A cost-effective personal electronic sun journal (ESJ) is developed in this project, which introduces a novel methodology for sensing outdoor exposure patterns. This methodology has not been previously employed for personal solar exposure monitoring. The ESJ was built from a UV infrared photodiode, which was tested in this project to determine if it can be utilised in a personal ESJ, for characterising personal UV exposure patterns. The development of the ESJ was undertaken by testing a group of photodiodes for their physical response. These photodiodes were chosen due to their low cost, their sensitivity to infrared radiation and their cosine response as listed by their manufacturer. The photodiode with the best cosine response was selected to be one of the ESJ circuit elements. The other elements are a 20 kΩ resistor, a 3 V battery and a Tinytag TK-4703 voltage data logger. Preliminary environmental tests were conducted on the ESJ to ensure that it operated correctly and is sensitive to the environment. After the preliminary tests, other tests were performed, including the cosine response test, temperature stability test and sky view test. Environmental characterisation tests were then performed by placing the ESJ in different types of static environments. The ESJ has been used in conjunction with ambient UV meters to estimate the erythemally effective UV exposure. Five individual walking tests, or field trials, were performed, with each trial involving the researcher holding a wooden board with the ESJ and PMA2100 meter and the researcher walking around and through different types of environments with a variety of shade protection. Preliminary environmental test results showed that the ESJ is sensitive to the environment. The temperature stability test showed that the ESJ can be employed in normal summer and winter temperatures. The sky view tests showed that a decrease in sky view leads to an increase in output voltage. Environmental characterisation tests demonstrated the ability of the ESJ to classify the type of environment typically occupied by users. In terms of the characteristics of each tested environment, there was increased output voltage by the ESJ with increasing shade density (reduced sky view). Results of individual walking tests confirmed the ability of ESJ to detect individual exposure patterns.

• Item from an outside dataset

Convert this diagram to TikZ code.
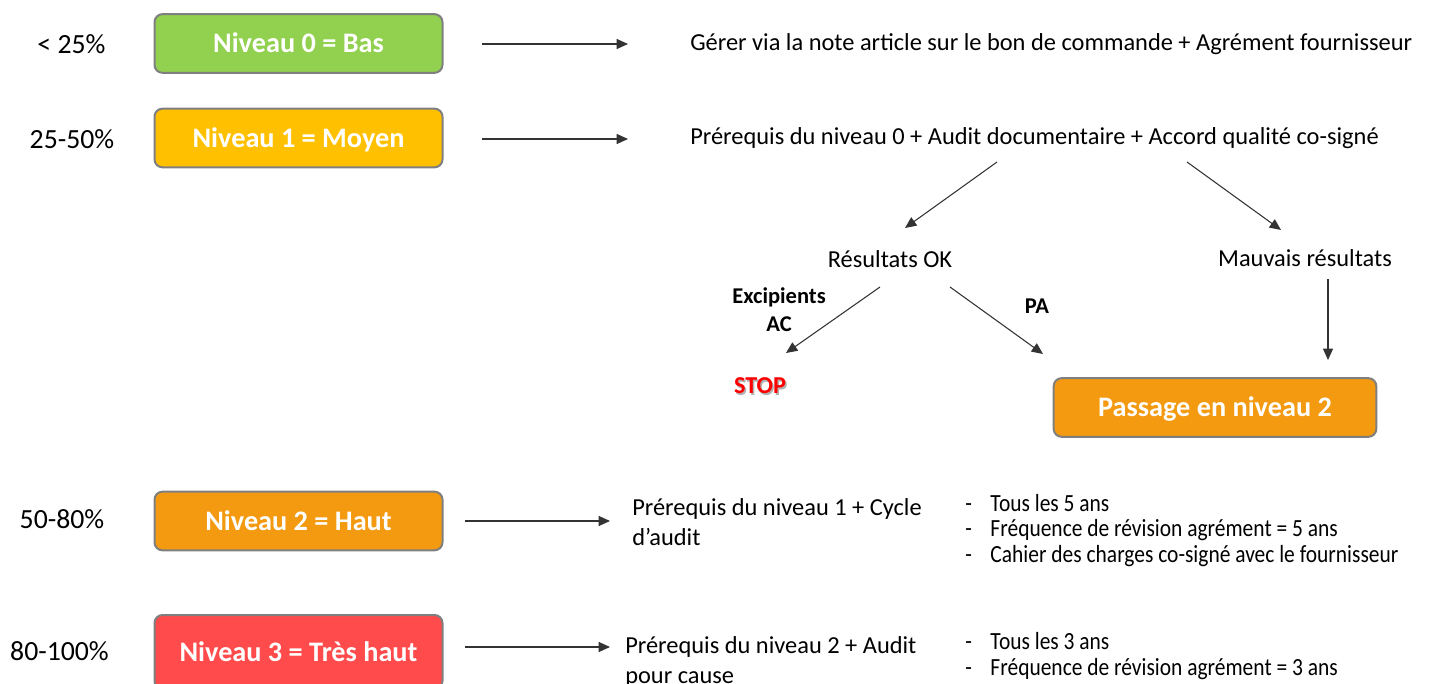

The greater detail thereby obtained regarding behavioural exposure patterns cannot be obtained by using paper-based sun diaries. Based on the results of this research, the ESJ could replace paper-based sun journals. The latter depend on self-reported volunteer recall, which is subjective and possibly marred by public social desirability bias. The ESJ data offers greater objectivity and could complement existing exposure monitoring in UV research studies for estimating periods of exposure patterns. Using the ESJ further improves the accuracy of long-term epidemiological cumulative exposure studies as high sampling rates can be obtained using this more affordable tool.